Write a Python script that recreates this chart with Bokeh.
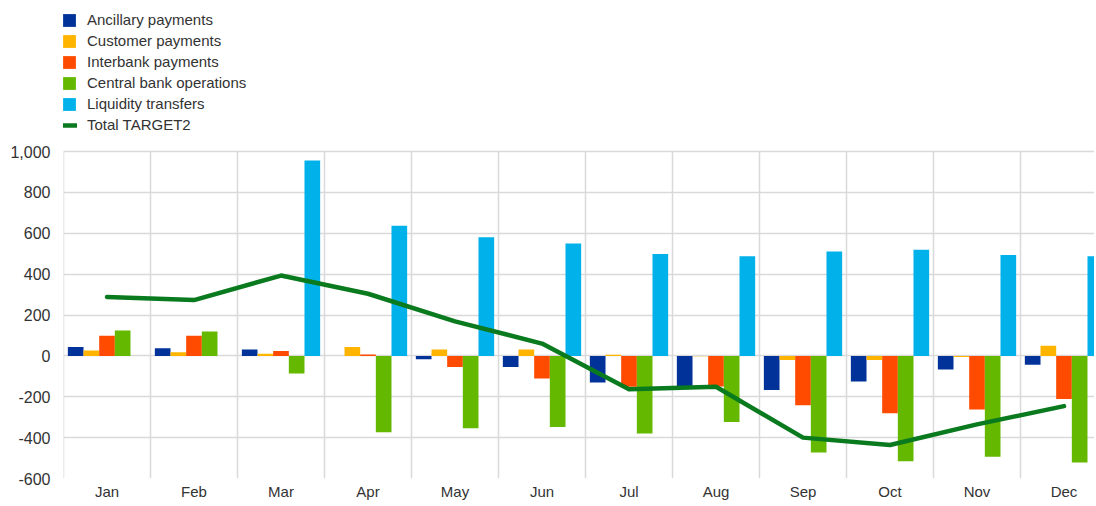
from bokeh.plotting import figure
from bokeh.models import (ColumnDataSource, Range1d, FixedTicker, NumeralTickFormatter,
                          Legend, LegendItem)
from bokeh.transform import dodge
from bokeh.embed import file_html
from bokeh.resources import INLINE

months = ["Jan", "Feb", "Mar", "Apr", "May", "Jun", "Jul", "Aug", "Sep", "Oct", "Nov", "Dec"]
ancillary = [44, 37, 31, 0, -16, -55, -130, -150, -167, -125, -67, -44]
customer = [26, 18, 11, 44, 31, 31, 5, -2, -20, -20, -5, 50]
interbank = [99, 99, 24, 7, -55, -111, -151, -150, -242, -281, -262, -211]
central_bank = [124, 119, -86, -374, -354, -348, -380, -324, -473, -515, -493, -522]
liquidity = [0, 0, 956, 637, 580, 550, 499, 488, 511, 519, 494, 488]
total = [288, 273, 393, 304, 169, 60, -163, -151, -400, -436, -335, -246]
y_ticks = [-600, -400, -200, 0, 200, 400, 600, 800, 1000]

series = [
    ("Ancillary payments", "ancillary", ancillary, "#003299"),
    ("Customer payments", "customer", customer, "#ffb400"),
    ("Interbank payments", "interbank", interbank, "#ff4b00"),
    ("Central bank operations", "central", central_bank, "#65b800"),
    ("Liquidity transfers", "liquidity", liquidity, "#00b1ea"),
]

xpos = [i + 0.5 for i in range(len(months))]
data = dict(x=xpos, total=total)
for _, key, vals, _c in series:
    data[key] = vals
src = ColumnDataSource(data)

FONT = "Liberation Sans"

ymin, ymax = y_ticks[0], y_ticks[-1]
FRAME_H = 478          # frame spans the legend area too
PLOT_H = 327           # pixel height of the -600..1000 band
y_top = ymin + (ymax - ymin) * FRAME_H / PLOT_H

p = figure(frame_width=1031, frame_height=FRAME_H, output_backend="svg", toolbar_location=None,
           x_range=Range1d(0, 1031 / 87.0), y_range=Range1d(ymin, y_top),
           min_border_left=63, min_border_top=0, min_border_bottom=20, min_border_right=0)
p.outline_line_color = None
p.background_fill_color = "white"

# vertical category separators (limited to the value band)
bounds = list(range(0, len(months) + 1))
p.segment(x0=bounds, y0=[ymin] * len(bounds), x1=bounds, y1=[ymax] * len(bounds),
          line_color="#d9d9d9", line_width=1.5, level="underlay")

bw = 0.18
offsets = [-0.36, -0.18, 0.0, 0.18, 0.36]
renderers = []
for (label, key, vals, color), off in zip(series, offsets):
    r = p.vbar(x=dodge("x", off, range=p.x_range), top=key, bottom=0, width=bw, source=src,
               fill_color=color, line_color=None)
    renderers.append((label, r))

ln = p.line(x="x", y="total", source=src, line_color="#0a7a1e", line_width=4.5,
            line_join="round", line_cap="round")
renderers.append(("Total TARGET2", ln))

# axes
p.xaxis.ticker = FixedTicker(ticks=xpos)
p.xaxis.major_label_overrides = {x: m for x, m in zip(xpos, months)}
p.yaxis.ticker = FixedTicker(ticks=y_ticks)
p.yaxis.formatter = NumeralTickFormatter(format="0,0")
for ax in (p.xaxis[0], p.yaxis[0]):
    ax.axis_line_color = None
    ax.major_tick_line_color = None
    ax.minor_tick_line_color = None
    ax.major_tick_in = 0
    ax.major_tick_out = 0
    ax.major_label_text_font = FONT
    ax.major_label_text_color = "#333333"
p.xaxis.major_label_text_font_size = "15px"
p.yaxis.major_label_text_font_size = "16px"
p.xaxis.major_label_standoff = 4
p.yaxis.major_label_standoff = 13

p.xgrid.grid_line_color = None
p.ygrid.grid_line_color = "#d9d9d9"
p.ygrid.grid_line_width = 1.5

legend = Legend(items=[LegendItem(label=l, renderers=[r]) for l, r in renderers],
                location=(-2, 345), orientation="vertical",
                glyph_width=16, glyph_height=16, label_standoff=10, spacing=4,
                padding=0, margin=0, border_line_color=None, background_fill_alpha=0,
                label_text_font=FONT, label_text_font_size="15px", label_text_color="#333333",
                label_height=13)
p.add_layout(legend, "center")

open("out.html", "w").write(file_html(p, INLINE))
++++++++++
The listing above must be printed again exactly, minus its pictures.

(Exercise solution)
Write a Python script that recreates this chart with Bokeh.
from bokeh.plotting import figure
from bokeh.models import (ColumnDataSource, Range1d, FixedTicker, NumeralTickFormatter,
                          Legend, LegendItem)
from bokeh.transform import dodge
from bokeh.embed import file_html
from bokeh.resources import INLINE

months = ["Jan", "Feb", "Mar", "Apr", "May", "Jun", "Jul", "Aug", "Sep", "Oct", "Nov", "Dec"]
ancillary = [44, 37, 31, 0, -16, -55, -130, -150, -167, -125, -67, -44]
customer = [26, 18, 11, 44, 31, 31, 5, -2, -20, -20, -5, 50]
interbank = [99, 99, 24, 7, -55, -111, -151, -150, -242, -281, -262, -211]
central_bank = [124, 119, -86, -374, -354, -348, -380, -324, -473, -515, -493, -522]
liquidity = [0, 0, 956, 637, 580, 550, 499, 488, 511, 519, 494, 488]
total = [288, 273, 393, 304, 169, 60, -163, -151, -400, -436, -335, -246]
y_ticks = [-600, -400, -200, 0, 200, 400, 600, 800, 1000]

series = [
    ("Ancillary payments", "ancillary", ancillary, "#003299"),
    ("Customer payments", "customer", customer, "#ffb400"),
    ("Interbank payments", "interbank", interbank, "#ff4b00"),
    ("Central bank operations", "central", central_bank, "#65b800"),
    ("Liquidity transfers", "liquidity", liquidity, "#00b1ea"),
]

xpos = [i + 0.5 for i in range(len(months))]
data = dict(x=xpos, total=total)
for _, key, vals, _c in series:
    data[key] = vals
src = ColumnDataSource(data)

FONT = "Liberation Sans"

ymin, ymax = y_ticks[0], y_ticks[-1]
FRAME_H = 478          # frame spans the legend area too
PLOT_H = 327           # pixel height of the -600..1000 band
y_top = ymin + (ymax - ymin) * FRAME_H / PLOT_H

p = figure(frame_width=1031, frame_height=FRAME_H, output_backend="svg", toolbar_location=None,
           x_range=Range1d(0, 1031 / 87.0), y_range=Range1d(ymin, y_top),
           min_border_left=63, min_border_top=0, min_border_bottom=20, min_border_right=0)
p.outline_line_color = None
p.background_fill_color = "white"

# vertical category separators (limited to the value band)
bounds = list(range(0, len(months) + 1))
p.segment(x0=bounds, y0=[ymin] * len(bounds), x1=bounds, y1=[ymax] * len(bounds),
          line_color="#d9d9d9", line_width=1.5, level="underlay")

bw = 0.18
offsets = [-0.36, -0.18, 0.0, 0.18, 0.36]
renderers = []
for (label, key, vals, color), off in zip(series, offsets):
    r = p.vbar(x=dodge("x", off, range=p.x_range), top=key, bottom=0, width=bw, source=src,
               fill_color=color, line_color=None)
    renderers.append((label, r))

ln = p.line(x="x", y="total", source=src, line_color="#0a7a1e", line_width=4.5,
            line_join="round", line_cap="round")
renderers.append(("Total TARGET2", ln))

# axes
p.xaxis.ticker = FixedTicker(ticks=xpos)
p.xaxis.major_label_overrides = {x: m for x, m in zip(xpos, months)}
p.yaxis.ticker = FixedTicker(ticks=y_ticks)
p.yaxis.formatter = NumeralTickFormatter(format="0,0")
for ax in (p.xaxis[0], p.yaxis[0]):
    ax.axis_line_color = None
    ax.major_tick_line_color = None
    ax.minor_tick_line_color = None
    ax.major_tick_in = 0
    ax.major_tick_out = 0
    ax.major_label_text_font = FONT
    ax.major_label_text_color = "#333333"
p.xaxis.major_label_text_font_size = "15px"
p.yaxis.major_label_text_font_size = "16px"
p.xaxis.major_label_standoff = 4
p.yaxis.major_label_standoff = 13

p.xgrid.grid_line_color = None
p.ygrid.grid_line_color = "#d9d9d9"
p.ygrid.grid_line_width = 1.5

legend = Legend(items=[LegendItem(label=l, renderers=[r]) for l, r in renderers],
                location=(-2, 345), orientation="vertical",
                glyph_width=16, glyph_height=16, label_standoff=10, spacing=4,
                padding=0, margin=0, border_line_color=None, background_fill_alpha=0,
                label_text_font=FONT, label_text_font_size="15px", label_text_color="#333333",
                label_height=13)
p.add_layout(legend, "center")

open("out.html", "w").write(file_html(p, INLINE))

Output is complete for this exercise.